Six U.S. senators have called for the U.S. Justice Department to investigate whether market manipulation by West Coast oil refiners contributed to a price spike in May and October that sent gasoline prices to record highs above $5 per gallon.
Reuters reported Tuesday that the senators want the Justice Department to conduct a "refinery-by-refinery probe" and subpoena records from California refineries to see whether public reports of maintenance shutdowns were accurate. Two of the state's largest refiners are Valero Energy Corp and Tesoro Corp.
"We are requesting a Department of Justice investigation of possible market manipulation and false reporting by oil refineries, which may have created a perception of a supply shortage when in fact refineries were still producing," the senators said in a letter to U.S. Attorney General Eric Holder.
California is the most populous U.S. state and also the biggest gasoline market. It is largely cut off from U.S. national pipeline and refinery networks and thus more subject to supply and price disruptions. We've reported on more than one occasion, too, that the state's own gasoline requirements, which exceed national standards, often put it in a precarious position when supplies tighten.

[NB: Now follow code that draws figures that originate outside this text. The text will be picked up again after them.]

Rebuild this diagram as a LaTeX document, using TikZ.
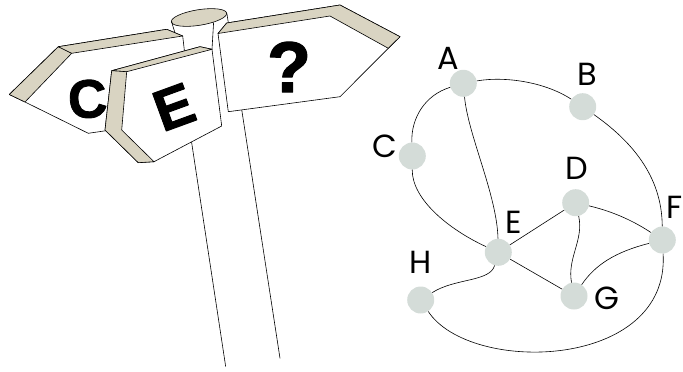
\documentclass[tikz,border=0pt]{standalone}
\usepackage{fontspec}
\setmainfont{Liberation Sans}
\newfontfamily\signfont[BoldFeatures={FakeBold=1.6}]{Liberation Sans}
\newfontfamily\labelfont{Poppins}
\definecolor{bevel}{RGB}{217,212,194}
\definecolor{vertex}{RGB}{212,220,216}
\begin{document}
\begin{tikzpicture}[x=1pt,y=-1pt,line join=round,
  board/.style={draw=black,line width=0.6pt,fill=white},
  bevelface/.style={draw=black,line width=0.6pt,fill=bevel},
  poleline/.style={line width=0.6pt},
  signtext/.style={font=\signfont\fontsize{54}{54}\selectfont\bfseries,inner sep=0pt},
  vtx/.style={circle,fill=vertex,minimum size=27pt,inner sep=0pt},
  vlabel/.style={font=\labelfont\fontsize{32}{32}\selectfont,inner sep=0pt},
  edge/.style={line width=0.6pt}]
\useasboundingbox (0,0) rectangle (683,372);

% the post and its cap
\draw[poleline,fill=bevel,rotate around={9:(199,17.5)}] (199,17.5) ellipse [x radius=28,y radius=7.8];
\draw[poleline] (171.7,21.5) .. controls (172.5,26) and (174,29) .. (175,33) -- (225.7,366.7);
\draw[poleline] (226.9,13.5) -- (280,358.3);
\draw[poleline] (213.6,22.5) -- (212,49.3);

% board pointing left: C
\path[board] (9.3,94.5) -- (58.3,46.7) -- (166.7,29.3) -- (182.7,36) -- (185,56) -- (175,120) -- (150,124.3) -- (104,131) -- (88.3,133.3) -- (25,102) -- cycle;
\path[bevelface] (9.3,94.5) -- (58.3,46.7) -- (71.7,53.3) -- (25,102) -- cycle;
\path[bevelface] (58.3,46.7) -- (166.7,29.3) -- (182.7,36) -- (71.7,53.3) -- cycle;
\node[signtext,rotate=4] (letterC) at (87.5,99) {C};

% board pointing down-left: E
\path[board] (111.7,70.7) -- (200,46.7) -- (212,49.3) -- (221.7,126) -- (154,161.7) -- (138.3,162.7) -- (105,130) -- cycle;
\path[bevelface] (111.7,70.7) -- (200,46.7) -- (212,49.3) -- (126.7,71.7) -- cycle;
\path[bevelface] (111.7,70.7) -- (126.7,71.7) -- (121.7,130) -- (154,161.7) -- (138.3,162.7) -- (105,130) -- cycle;
\node[signtext,font=\signfont\fontsize{58}{58}\selectfont\bfseries,rotate=20] (letterE) at (174,107) {E};

% board pointing right: ?
\path[board] (218,33.5) -- (226.7,23) -- (340,5) -- (400,36.7) -- (388.3,48.3) -- (340,96.7) -- (228.3,111.7) -- cycle;
\path[bevelface] (218,33.5) -- (226.7,23) -- (340,5) -- (400,36.7) -- (388.3,48.3) -- (330,16) -- cycle;
\node[signtext,font=\signfont\fontsize{72}{72}\selectfont\bfseries] (letterQ) at (289,67) {?};

% graph vertices
\node[vtx] (vA) at (463.3,83.3) {};
\node[vtx] (vB) at (582.7,106.7) {};
\node[vtx] (vC) at (412.3,156) {};
\node[vtx] (vD) at (575.7,202.7) {};
\node[vtx] (vE) at (498.3,252.3) {};
\node[vtx] (vF) at (662.3,240) {};
\node[vtx] (vG) at (574,296) {};
\node[vtx] (vH) at (420.7,300) {};

% vertex names
\node[vlabel] (lA) at (448.5,58) {A};
\node[vlabel] (lB) at (587.7,74) {B};
\node[vlabel] (lC) at (385,146) {C};
\node[vlabel] (lD) at (576.7,168) {D};
\node[vlabel] (lE) at (513.3,222) {E};
\node[vlabel,anchor=east] (lF) at (683,207) {F};
\node[vlabel] (lG) at (607,298) {G};
\node[vlabel] (lH) at (421,262) {H};

% graph edges
\draw[edge] (vA) .. controls (505,76) and (545,82) .. (vB);
\draw[edge] (vA) .. controls (425,95) and (411,118) .. (vC);
\draw[edge] (vA) .. controls (468,135) and (497,195) .. (vE);
\draw[edge] (vC) .. controls (412,200) and (450,230) .. (vE);
\draw[edge] (vB) .. controls (630,140) and (662,175) .. (vF);
\draw[edge] (vD) -- (vE);
\draw[edge] (vD) .. controls (615,212) and (635,222) .. (vF);
\draw[edge] (vD) .. controls (584,240) and (567,258) .. (vG);
\draw[edge] (vE) -- (vG);
\draw[edge] (vF) .. controls (615,252) and (595,265) .. (vG);
\draw[edge] (vE) .. controls (490,282) and (455,278) .. (vH);
\draw[edge] (vF) .. controls (670,370) and (470,375) .. (vH);
\end{tikzpicture}
\end{document}
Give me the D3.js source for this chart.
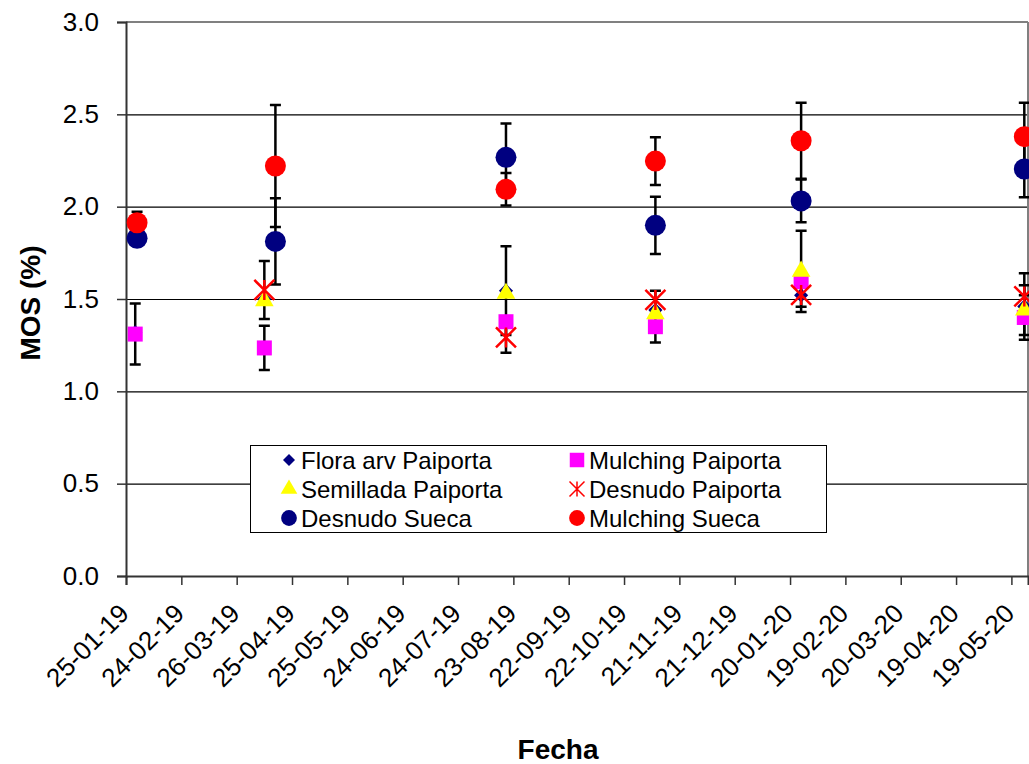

The senators cited a report from independent energy consultant Robert McCullough that said two West Coast refineries continued to operate throughout May despite reports they were shut for maintenance.
A report issued on November 15 by McCullough Research found that during gasoline price spikes in May and October in California, when drops in production were being blamed for the increases, gasoline inventories actually rose across the state, home to the nation's largest gasoline market.
"An exhaustive review of California refinery emissions data reveals inconsistencies between when refineries were producing petroleum products and publicly reported maintenance shutdowns," the report said.
As you might have expected, Valero, the nation's largest refiner, said past investigations into alleged gasoline price manipulation have consistently come up empty, and that unique factors make the California gasoline market vulnerable to price spikes. Those include boutique blending requirements that make it nearly impossible to import supply from outside the state, said Valero spokesman Bill Day said on Tuesday.
"The self-inflicted factors that contributed to the temporary price increase in California remain in place," Day said. "You don't need a federal investigation to figure that out."
The letter requesting the investigation was signed by senators Maria Cantwell and Patty Murray of Washington, Feinstein and Boxer of California, and Ron Wyden and Jeff Merkley of Oregon.
It's always intriguing when you have two valid points of view at odds with each other. We're keeping a close eye on this to see what, if anything, develops. Just because a request was made is no guarantee that a serious investigation will be conducted.